I am trying to measure the Board Power by checking the Voltage drop across R5C11. Is there any other testpoint on the board to check the drop to measure the board power.

Thanks

I haven’t tried to measure the power consumption using the R5C11 but you definitely should see variation there.

I’m using an external power supply that shows both the voltage and the current consumption of the whole board. I’m seeing a jump from 1A to 2A when e.g. compiling something on Jetson using all 4 CPU cores (I do have some motors there as well, but they are idle in this case).

R5C11 sense resistor is 0.005 ohm and the voltage drop would be under 5mV when JTK1 power consumption is under 1A(@12V).
It would be difficult to measure with oscilloscope or voltage meter w/o DAQ or other power measurement equipment.
There is no other sense resistor on JTK1 board, so it’s better to use power supply current numbers to measure the power if you do not have DAQ or other power measure equipment.

With a decent DMM, (not one of those 20$ craftsman ones) you could monitor current out of the DC adapter (barrel plug).

If i can find this R5C11 resistor, ill try it with my meter and see (mine goes down to 50 mV range)
Found it. For anyone else looking for it… its near the barrel connector.
(circled here) http://i.imgur.com/XxNhBPT.png

Idling with Kodi open, voltage measured 2.5-3.25 mV. Probably could relate this back too ampere draw and in turn power, but im not an electrical engineer.
Its probably just V/R = I, right? in that case, ~.6 amps, and in turn 7.2 W.

Out of topic:

As private messages don’t seem to work for me:
Where did you find this nice layout picture? ( https://i.imgur.com/XxNhBPT.png )
Would be cool to have it without your markings.

The layout picture link
http://developer.download.nvidia.com/embedded/jetson/TK1/docs/242-7R375-1000-D00.Searchable.PDF.of.Assembly.Drawing.pdf

Main site for embedded:

[url]https://developer.nvidia.com/embedded-computing[/url]

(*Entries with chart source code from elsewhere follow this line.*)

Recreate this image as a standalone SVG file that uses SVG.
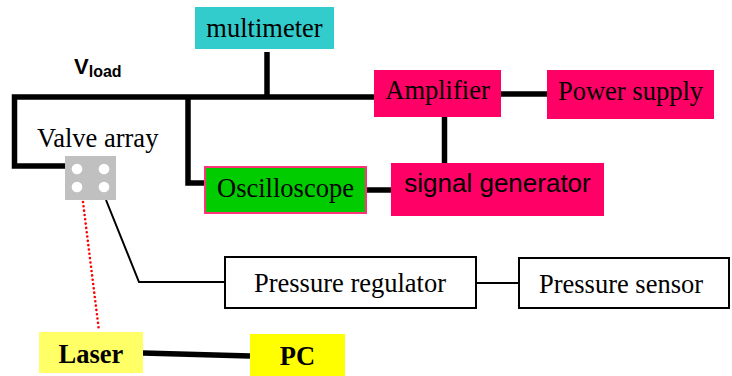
<svg xmlns="http://www.w3.org/2000/svg" width="732" height="376" viewBox="0 0 732 376">
<style>
.serif{font-family:"Liberation Serif","Times New Roman",serif;font-size:26.5px;fill:#000}
.sans{font-family:"Liberation Sans",Arial,sans-serif;fill:#000}
.bold{font-weight:bold}
.thick{fill:none;stroke:#000;stroke-width:5.5;stroke-linejoin:miter;stroke-linecap:butt}
.thin{fill:none;stroke:#000;stroke-width:2}
.outline{fill:#fff;stroke:#000;stroke-width:2}
.mag{fill:#FF0066}
</style>
<rect width="732" height="376" fill="#fff"/>
<g id="connectors">
  <polyline class="thick" points="374,97 14.5,97 14.5,166 65,166"/>
  <polyline class="thick" points="188,97 188,183 204,183"/>
  <line class="thick" x1="267" y1="52" x2="267" y2="97"/>
  <line class="thick" x1="501" y1="94" x2="547" y2="94"/>
  <line class="thick" x1="444.5" y1="117" x2="444.5" y2="163"/>
  <line class="thick" x1="367" y1="190" x2="391" y2="190"/>
  <line class="thick" x1="143" y1="353" x2="250" y2="356"/>
  <polyline class="thin" points="106,200 139,282 225,282"/>
  <line class="thin" x1="476" y1="283" x2="519" y2="283"/>
  <line x1="83" y1="202" x2="99" y2="331" stroke="#FF0000" stroke-width="2.6" stroke-linecap="round" stroke-dasharray="0 4.35"/>
</g>
<g id="vload">
  <text class="sans bold" x="74" y="74" font-size="22">V<tspan font-size="16" dy="3">load</tspan></text>
</g>
<g id="multimeter">
  <rect x="195" y="7" width="139" height="42" fill="#33CCCC"/>
  <text class="serif" x="264.5" y="37" text-anchor="middle">multimeter</text>
</g>
<g id="amplifier">
  <rect class="mag" x="374" y="70" width="127" height="47"/>
  <text class="serif" x="437.5" y="99" text-anchor="middle">Amplifier</text>
</g>
<g id="power-supply">
  <rect class="mag" x="547" y="70" width="167" height="49"/>
  <text class="serif" x="630.5" y="100" text-anchor="middle">Power supply</text>
</g>
<g id="valve-array">
  <text class="serif" x="37" y="147">Valve array</text>
  <rect x="65" y="156" width="51" height="44" fill="#C0C0C0"/>
  <circle cx="77" cy="169" r="5.3" fill="#fff"/>
  <circle cx="104" cy="169" r="5.3" fill="#fff"/>
  <circle cx="77" cy="187" r="5.3" fill="#fff"/>
  <circle cx="104" cy="187" r="5.3" fill="#fff"/>
</g>
<g id="oscilloscope">
  <rect x="205" y="167" width="161" height="46" fill="#00CC00" stroke="#FF3377" stroke-width="2"/>
  <text class="serif" x="285.5" y="197" text-anchor="middle">Oscilloscope</text>
</g>
<g id="signal-generator">
  <rect class="mag" x="391" y="163" width="213" height="53"/>
  <text class="sans" x="497.5" y="192" font-size="26" text-anchor="middle">signal generator</text>
</g>
<g id="pressure-regulator">
  <rect class="outline" x="225" y="257" width="251" height="51"/>
  <text class="serif" x="350" y="292" text-anchor="middle">Pressure regulator</text>
</g>
<g id="pressure-sensor">
  <rect class="outline" x="519" y="258" width="210" height="50"/>
  <text class="serif" x="621" y="293" text-anchor="middle">Pressure sensor</text>
</g>
<g id="laser">
  <rect x="39" y="332" width="104" height="41" fill="#FFFF66"/>
  <text class="serif bold" x="91" y="363" text-anchor="middle">Laser</text>
</g>
<g id="pc">
  <rect x="250" y="334" width="95" height="42" fill="#FFFF00"/>
  <text class="serif bold" x="297.5" y="365" font-size="27" text-anchor="middle">PC</text>
</g>
</svg>
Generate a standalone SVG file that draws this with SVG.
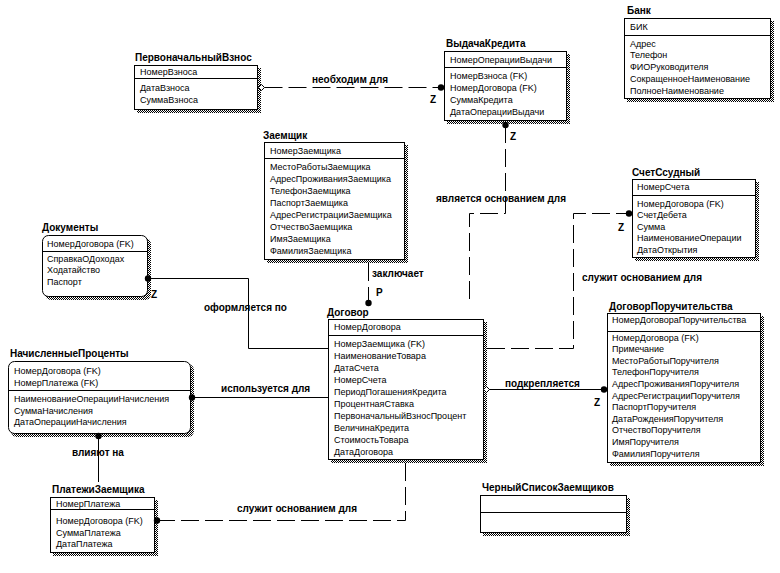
<svg xmlns="http://www.w3.org/2000/svg" width="780" height="573" viewBox="0 0 780 573">
<defs>
<pattern id="dots" width="2" height="2" patternUnits="userSpaceOnUse"><rect width="1" height="1" fill="#000"/><rect x="1" y="1" width="1" height="1" fill="#000"/></pattern>
<style>
.t{font:bold 10px "Liberation Sans",Arial,sans-serif;fill:#000}
.a{font:9px "Liberation Sans",Arial,sans-serif;fill:#000}
.l{font:bold 10px "Liberation Sans",Arial,sans-serif;fill:#000}
.box{fill:#fff;stroke:#000;stroke-width:1}
.sh{fill:url(#dots)}
.div{stroke:#000;stroke-width:1}
.ln{stroke:#000;stroke-width:1;fill:none}
.d{stroke-dasharray:18 6}
.dot{fill:#000}
.dia{fill:#fff;stroke:#000;stroke-width:1}
</style>
</defs>
<rect width="780" height="573" fill="#fff"/>

<g id="pervonachalnyi-vznos">
<rect class="sh" x="137" y="68" width="124" height="45"/>
<rect class="box" x="134.5" y="65.5" width="123" height="44"/>
<line class="div" x1="134.5" y1="78.5" x2="257.5" y2="78.5"/>
<text class="t" x="135" y="61">ПервоначальныйВзнос</text>
<text class="a" x="140" y="75">НомерВзноса</text>
<text class="a" x="140" y="91">ДатаВзноса</text>
<text class="a" x="140" y="103">СуммаВзноса</text>
</g>

<g id="vydacha-kredita">
<rect class="sh" x="447" y="54" width="123" height="70"/>
<rect class="box" x="444.5" y="51.5" width="122" height="69"/>
<line class="div" x1="444.5" y1="67.5" x2="566.5" y2="67.5"/>
<text class="t" x="446" y="47">ВыдачаКредита</text>
<text class="a" x="450" y="63">НомерОперацииВыдачи</text>
<text class="a" x="450" y="78.5">НомерВзноса (FK)</text>
<text class="a" x="450" y="90.5">НомерДоговора (FK)</text>
<text class="a" x="450" y="102.5">СуммаКредита</text>
<text class="a" x="450" y="114.5">ДатаОперацииВыдачи</text>
</g>

<g id="bank">
<rect class="sh" x="627" y="21" width="147" height="81"/>
<rect class="box" x="624.5" y="18.5" width="146" height="80"/>
<line class="div" x1="624.5" y1="35.5" x2="770.5" y2="35.5"/>
<text class="t" x="627" y="14">Банк</text>
<text class="a" x="630" y="30">БИК</text>
<text class="a" x="630" y="46.5">Адрес</text>
<text class="a" x="630" y="58.3">Телефон</text>
<text class="a" x="630" y="70">ФИОРуководителя</text>
<text class="a" x="630" y="81.8">СокращенноеНаименование</text>
<text class="a" x="630" y="93.5">ПолноеНаименование</text>
</g>

<g id="zaemshchik">
<rect class="sh" x="267" y="145" width="141" height="118"/>
<rect class="box" x="264.5" y="142.5" width="140" height="117"/>
<line class="div" x1="264.5" y1="158.5" x2="404.5" y2="158.5"/>
<text class="t" x="263" y="138.5">Заемщик</text>
<text class="a" x="270" y="154">НомерЗаемщика</text>
<text class="a" x="270" y="170">МестоРаботыЗаемщика</text>
<text class="a" x="270" y="182">АдресПроживанияЗаемщика</text>
<text class="a" x="270" y="194">ТелефонЗаемщика</text>
<text class="a" x="270" y="206">ПаспортЗаемщика</text>
<text class="a" x="270" y="218">АдресРегистрацииЗаемщика</text>
<text class="a" x="270" y="230">ОтчествоЗаемщика</text>
<text class="a" x="270" y="242">ИмяЗаемщика</text>
<text class="a" x="270" y="254">ФамилияЗаемщика</text>
</g>

<g id="dokumenty">
<rect class="sh" x="45" y="238" width="106" height="62" rx="6"/>
<rect class="box" x="42.5" y="235.5" width="105" height="61" rx="6"/>
<line class="div" x1="42.5" y1="251.5" x2="147.5" y2="251.5"/>
<text class="t" x="42" y="231">Документы</text>
<text class="a" x="47" y="247">НомерДоговора (FK)</text>
<text class="a" x="47" y="261.5">СправкаОДоходах</text>
<text class="a" x="47" y="273">Ходатайство</text>
<text class="a" x="47" y="284.5">Паспорт</text>
</g>

<g id="schet-ssudnyi">
<rect class="sh" x="635" y="182" width="124" height="79"/>
<rect class="box" x="632.5" y="179.5" width="123" height="78"/>
<line class="div" x1="632.5" y1="195.5" x2="755.5" y2="195.5"/>
<text class="t" x="632" y="175.5">СчетСсудный</text>
<text class="a" x="637" y="190">НомерСчета</text>
<text class="a" x="637" y="206.5">НомерДоговора (FK)</text>
<text class="a" x="637" y="218">СчетДебета</text>
<text class="a" x="637" y="229.5">Сумма</text>
<text class="a" x="637" y="241">НаименованиеОперации</text>
<text class="a" x="637" y="252.5">ДатаОткрытия</text>
</g>

<g id="dogovor">
<rect class="sh" x="331" y="322" width="156" height="141"/>
<rect class="box" x="328.5" y="319.5" width="155" height="140"/>
<line class="div" x1="328.5" y1="335.5" x2="483.5" y2="335.5"/>
<text class="t" x="327" y="316">Договор</text>
<text class="a" x="334" y="329.5">НомерДоговора</text>
<text class="a" x="334" y="346.5">НомерЗаемщика (FK)</text>
<text class="a" x="334" y="358.5">НаименованиеТовара</text>
<text class="a" x="334" y="370.5">ДатаСчета</text>
<text class="a" x="334" y="382.5">НомерСчета</text>
<text class="a" x="334" y="394.5">ПериодПогашенияКредита</text>
<text class="a" x="334" y="406.5">ПроцентнаяСтавка</text>
<text class="a" x="334" y="418.5">ПервоначальныйВзносПроцент</text>
<text class="a" x="334" y="430.5">ВеличинаКредита</text>
<text class="a" x="334" y="442.5">СтоимостьТовара</text>
<text class="a" x="334" y="454.5">ДатаДоговора</text>
</g>

<g id="dogovor-poruchitelstva">
<rect class="sh" x="610" y="316" width="154" height="150"/>
<rect class="box" x="607.5" y="313.5" width="153" height="149"/>
<line class="div" x1="607.5" y1="331.5" x2="760.5" y2="331.5"/>
<text class="t" x="609" y="309.5">ДоговорПоручительства</text>
<text class="a" x="612" y="323">НомерДоговораПоручительства</text>
<text class="a" x="612" y="340.5">НомерДоговора (FK)</text>
<text class="a" x="612" y="352.1">Примечание</text>
<text class="a" x="612" y="363.7">МестоРаботыПоручителя</text>
<text class="a" x="612" y="375.3">ТелефонПоручителя</text>
<text class="a" x="612" y="386.9">АдресПроживанияПоручителя</text>
<text class="a" x="612" y="398.5">АдресРегистрацииПоручителя</text>
<text class="a" x="612" y="410.1">ПаспортПоручителя</text>
<text class="a" x="612" y="421.7">ДатаРожденияПоручителя</text>
<text class="a" x="612" y="433.3">ОтчествоПоручителя</text>
<text class="a" x="612" y="444.9">ИмяПоручителя</text>
<text class="a" x="612" y="456.5">ФамилияПоручителя</text>
</g>

<g id="nachislennye-procenty">
<rect class="sh" x="11" y="364" width="183" height="73" rx="6"/>
<rect class="box" x="8.5" y="361.5" width="182" height="72" rx="6"/>
<line class="div" x1="8.5" y1="390.5" x2="190.5" y2="390.5"/>
<text class="t" x="10" y="357">НачисленныеПроценты</text>
<text class="a" x="14" y="373.5">НомерДоговора (FK)</text>
<text class="a" x="14" y="385.5">НомерПлатежа (FK)</text>
<text class="a" x="14" y="401.5">НаименованиеОперацииНачисления</text>
<text class="a" x="14" y="413.5">СуммаНачисления</text>
<text class="a" x="14" y="425">ДатаОперацииНачисления</text>
</g>

<g id="platezhi-zaemshchika">
<rect class="sh" x="53" y="500" width="105" height="56"/>
<rect class="box" x="50.5" y="497.5" width="104" height="55"/>
<line class="div" x1="50.5" y1="509.5" x2="154.5" y2="509.5"/>
<text class="t" x="52" y="493">ПлатежиЗаемщика</text>
<text class="a" x="56" y="506.5">НомерПлатежа</text>
<text class="a" x="56" y="523.5">НомерДоговора (FK)</text>
<text class="a" x="56" y="535.5">СуммаПлатежа</text>
<text class="a" x="56" y="547">ДатаПлатежа</text>
</g>

<g id="chernyi-spisok">
<rect class="sh" x="483" y="498" width="147" height="38"/>
<rect class="box" x="480.5" y="495.5" width="146" height="37"/>
<line class="div" x1="480.5" y1="512.5" x2="626.5" y2="512.5"/>
<text class="t" x="482" y="491">ЧерныйСписокЗаемщиков</text>
</g>

<g id="connectors">
<!-- ПервоначальныйВзнос -> ВыдачаКредита -->
<path class="ln d" d="M264.5,87.5 H441"/>
<polygon class="dia" points="258.5,87.5 261.5,84.5 264.5,87.5 261.5,90.5"/>
<circle class="dot" cx="441" cy="87.5" r="3.2"/>
<text class="l" x="312" y="82.5">необходим для</text>
<text class="l" x="430" y="102.5">Z</text>

<!-- ВыдачаКредита -> Договор -->
<path class="ln d" d="M505.5,125 V213.5 H469.5 V305"/>
<circle class="dot" cx="505.5" cy="125" r="3.2"/>
<text class="l" x="510" y="139.5">Z</text>
<text class="l" x="436" y="201.5">является основанием для</text>

<!-- Заемщик -> Договор -->
<path class="ln d" d="M368.5,263 V303"/>
<circle class="dot" cx="368.5" cy="303" r="3.2"/>
<text class="l" x="372" y="276.5">заключает</text>
<text class="l" x="376" y="295.5">P</text>

<!-- Документы -> Договор -->
<path class="ln" d="M148,278.5 H248.5 V348.5 H328.5"/>
<circle class="dot" cx="148" cy="278.5" r="3.2"/>
<text class="l" x="151" y="297.5">Z</text>
<text class="l" x="204" y="310.5">оформляется по</text>

<!-- НачисленныеПроценты -> Договор -->
<path class="ln" d="M192,397.5 H328.5"/>
<circle class="dot" cx="192" cy="397.5" r="3.2"/>
<text class="l" x="221" y="391.5">используется для</text>

<!-- ПлатежиЗаемщика -> НачисленныеПроценты -->
<path class="ln" d="M98.5,436 V482"/>
<circle class="dot" cx="98.5" cy="436" r="3.2"/>
<text class="l" x="72" y="455.5">влияют на</text>

<!-- ПлатежиЗаемщика -> Договор -->
<path class="ln d" d="M157,520.5 H405.5 V463"/>
<circle class="dot" cx="157" cy="520.5" r="3.2"/>
<text class="l" x="237" y="511.5">служит основанием для</text>

<!-- Договор -> СчетСсудный -->
<path class="ln d" d="M487,348.5 H573.5 V213.5 H629"/>
<circle class="dot" cx="629" cy="213.5" r="3.2"/>
<text class="l" x="618" y="230.5">Z</text>
<text class="l" x="582" y="280.5">служит основанием для</text>

<!-- Договор -> ДоговорПоручительства -->
<path class="ln" d="M489,389.5 H604"/>
<polygon class="dia" points="483.5,389.5 486.5,386.5 489.5,389.5 486.5,392.5"/>
<circle class="dot" cx="604" cy="389.5" r="3.2"/>
<text class="l" x="505" y="386.5">подкрепляется</text>
<text class="l" x="594" y="405.5">Z</text>
</g>
</svg>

The hardware docs are under “Hardware Design and Development”. New docs / information seem to be emerging every now and then.

I have an oscillioscope(picoscope) which has a DAQ. But the weird part is when I measure the drop at idle I get a value which is very high around .08 mV and when I run an application on the terminal it measures a zero drop. I am unsure why this is happening. Does anyone have any idea?

.08 mV? so thats .00008 V (this isnt high). If i mathed correctly, and it is behaving like i believe it does, thats .00008 V/.005 ohms = .016 A.

I tried to check out the data sheets for the picoscopes (but so many different series), the 2000 series (cheapest one) said it had an accuracy of 3% of its range, So on the 50 mV range, that is 1.5 mV, while you seem to be measuring almost 1/20th of that (.08 mV/1.5 mV). I would really just check that you have the right scale or… setup for measuring the voltage across the resistor, as your numbers seem very far off.

Lets say your DAQ is actually measuring .08 V (80 mV), repeating the process to find the current draw, thats .08 V/.005 ohms = 16 A, which translates to 192 W (one for each CUDA core!). Which again, seems very unlikely.